Л. Н. Толстой в последний год его жизни
Шрифт:
— Я подумал сегодня, и даже хорошо помню место, где это было, в кабинете, около полочки: как тяжело это мое особенное положение!.. Вы, может быть, не поверите мне, но я это совершенно искренне говорю (Лев Николаевич положил даже руку на грудь. — В. Б.); уж я, кажется, должен быть удовлетворен славой, но я никак не могу понять, почему видят во мне что-то особенное, когда я положительно такой же человек, как и все, со всеми человеческими слабостями!.. И уважение мое не ценится просто, как уважение и любовь близкого человека, а этому
— Вы это говорите, Лев Николаевич, в связи или вне всякой связи с тем, что вы до этого говорили?
— С чем?
— С тем, что вы говорили о своих семейных делах? Об Александре Львовне, Софье Андреевне?
— Да как же, в связи!.. Вот у Софьи Андреевны боязнь лишиться моего расположения… Мои писания, рукописи вызывают соревнование из-за обладания ими. Так что имеешь простое, естественное общение только с самыми близкими людьми… И Саша попала в ту же колею… Я очень хотел бы быть, как Александр Петрович: скитаться, и чтобы добрые люди поили и кормили на старости лет… А это исключительное положение ужасно тягостно!
— Сами виноваты, Лев Николаевич, зачем так много написали?
Вот, вот, вот! — смеясь, подхватил он. — Моя вина, я виноват!.. Так же виноват, как то, что народил детей, и дети глупые и делают мне неприятности, и я виноват!.
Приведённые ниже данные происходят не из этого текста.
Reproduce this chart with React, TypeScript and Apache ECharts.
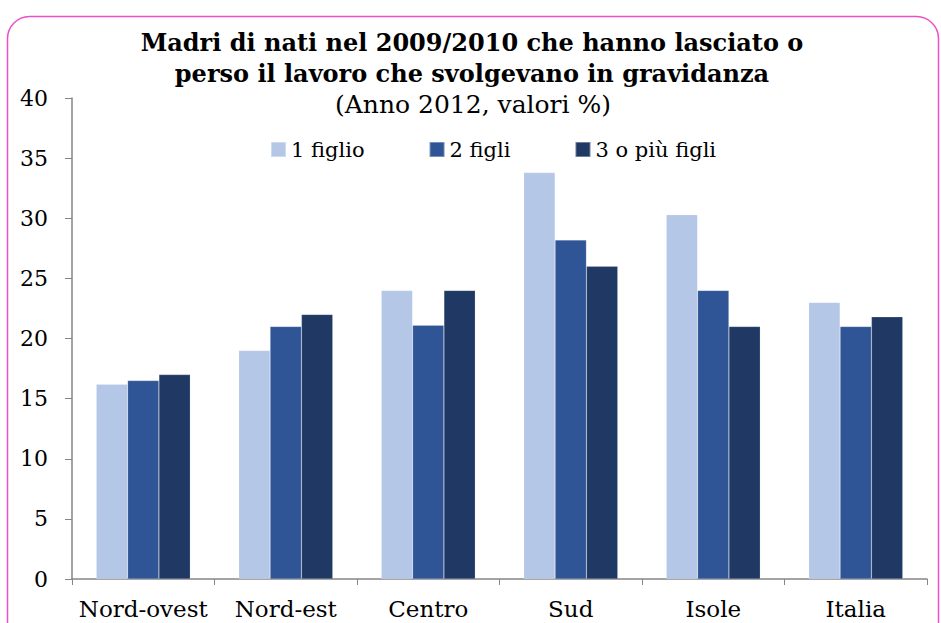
import React, { useEffect, useRef } from "react";
import * as echarts from "echarts";

const categories = ["Nord-ovest", "Nord-est", "Centro", "Sud", "Isole", "Italia"];
const seriesNames = ["1 figlio", "2 figli", "3 o più figli"];
const unFiglio = [16.2, 19.0, 24.0, 33.8, 30.3, 23.0];
const dueFigli = [16.5, 21.0, 21.1, 28.2, 24.0, 21.0];
const treOPiu = [17.0, 22.0, 24.0, 26.0, 21.0, 21.8];
const colors = ["#B4C7E7", "#2F5597", "#203864"];

const FONT = "'DejaVu Serif', 'Liberation Serif', serif";

export default function App() {
  const ref = useRef<HTMLDivElement>(null);
  useEffect(() => {
    if (!ref.current) return;
    const chart = echarts.init(ref.current, null, { renderer: "svg" });
    const values = [unFiglio, dueFigli, treOPiu];
    chart.setOption({
      animation: false,
      textStyle: { fontFamily: FONT },
      graphic: [
        {
          type: "rect",
          shape: { x: 7.5, y: 16.5, width: 931, height: 660, r: 22 },
          style: { fill: "none", stroke: "#EC4FC8", lineWidth: 1.5 },
          silent: true,
        },
        {
          type: "text",
          x: 472,
          y: 42,
          style: {
            text: "Madri di nati nel 2009/2010 che hanno lasciato o",
            font: "bold 24px " + FONT,
            fill: "#000",
            align: "center",
            verticalAlign: "middle",
          },
        },
        {
          type: "text",
          x: 472,
          y: 73,
          style: {
            text: "perso il lavoro che svolgevano in gravidanza",
            font: "bold 24px " + FONT,
            fill: "#000",
            align: "center",
            verticalAlign: "middle",
          },
        },
        {
          type: "text",
          x: 473,
          y: 104,
          style: {
            text: "(Anno 2012, valori %)",
            font: "25px " + FONT,
            fill: "#000",
            align: "center",
            verticalAlign: "middle",
          },
        },
      ],
      legend: {
        top: 134,
        left: 265,
        itemWidth: 15,
        itemHeight: 15,
        itemGap: 64,
        icon: "rect",
        textStyle: { fontFamily: FONT, fontSize: 21, color: "#000" },
        data: seriesNames,
      },
      grid: { left: 72, right: 14, top: 98, bottom: 44 },
      xAxis: {
        type: "category",
        data: categories,
        axisLine: { lineStyle: { color: "#868686", width: 1.5 } },
        axisTick: { show: true, length: 6, lineStyle: { color: "#868686" } },
        axisLabel: { fontFamily: FONT, fontSize: 23, color: "#000", margin: 18, interval: 0 },
      },
      yAxis: {
        type: "value",
        min: 0,
        max: 40,
        interval: 5,
        axisLine: { show: true, lineStyle: { color: "#868686", width: 1.5 } },
        axisTick: { show: true, length: 7, lineStyle: { color: "#868686" } },
        splitLine: { show: false },
        axisLabel: { fontFamily: FONT, fontSize: 22, color: "#000", margin: 24 },
      },
      series: seriesNames.map((name, i) => ({
        name,
        type: "bar",
        data: values[i],
        barGap: "0%",
        barCategoryGap: "34%",
        itemStyle: { color: colors[i], borderColor: "rgba(255,255,255,0.35)", borderWidth: 0.5 },
      })),
    });
    return () => chart.dispose();
  }, []);
  return <div ref={ref} style={{ width: 941, height: 623, position: "absolute", left: 0, top: 0 }} />;
}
Я совсем не могу понять этого особенного отношения ко мне, — начал он снова. — Говорят, чего-то боятся, меня боятся. Вот будто бы и Чехов — поехал ко мне, но побоялся.
— И Андреев, Лев Николаевич, тоже сначала боялся и не ехал. Может быть, виною этому ваша проницательность…
— Да, да… Вот и мне говорили то же.
Мы подъехали к дому. У крыльца стоял нищий — дряхлый, седой старик. Войдя в переднюю, Лев Николаевич сказал, указав на него:
— Жестокое слово сказал Гаврилов!
— Какое?
— Что «на наш век дураков хватит».
Потом Лев Николаевич, рассказывая другим лицам о Гаврилове, прибавил, что говорить «жестокое слово» ему давало право только то, что он сам когда- то был босяком.
Читал опять книгу Малиновского. Говорил мне о ней:
— У него встречаются хорошие мысли. Конечно, все это преимущественно только научный балласт: на ста страницах говорится то, что можно сказать на одной. Но это уж профессорская манера.
Вечером Лев Николаевич дал мне только что написанные воспоминания о философе — профессоре Н. Я. Гроте, в виде письма к его брату проф. К- Я. Гроту, для перенесения поправок с одного экземпляра на другой, причем просил сделать это «не механически», то есть, следя за текстом, делать новые поправки, если бы это понадобилось.
Утром Лев Николаевич опять говорил о книге Малиновского. Он просил задержать отправку его письма к Малиновскому до более подробного ознакомления с книгой: он опасался найти в ней что-нибудь «научное» в дурном смысле, что могло бы оттолкнуть его. Однако не нашел этого и письмо просил сегодня же послать. Сказал, что в книге собран прекрасный материал с массой интересных данных.
Говорил мне и М. А. Шмидт, что начал писать в Кочетах художественное произведение на тему,
— Знаете, такая милая, богатая семья, вот как у Сухотиных. И тут же это противоречие — деревенские избы… Но сейчас не могу писать. Нет спокойствия…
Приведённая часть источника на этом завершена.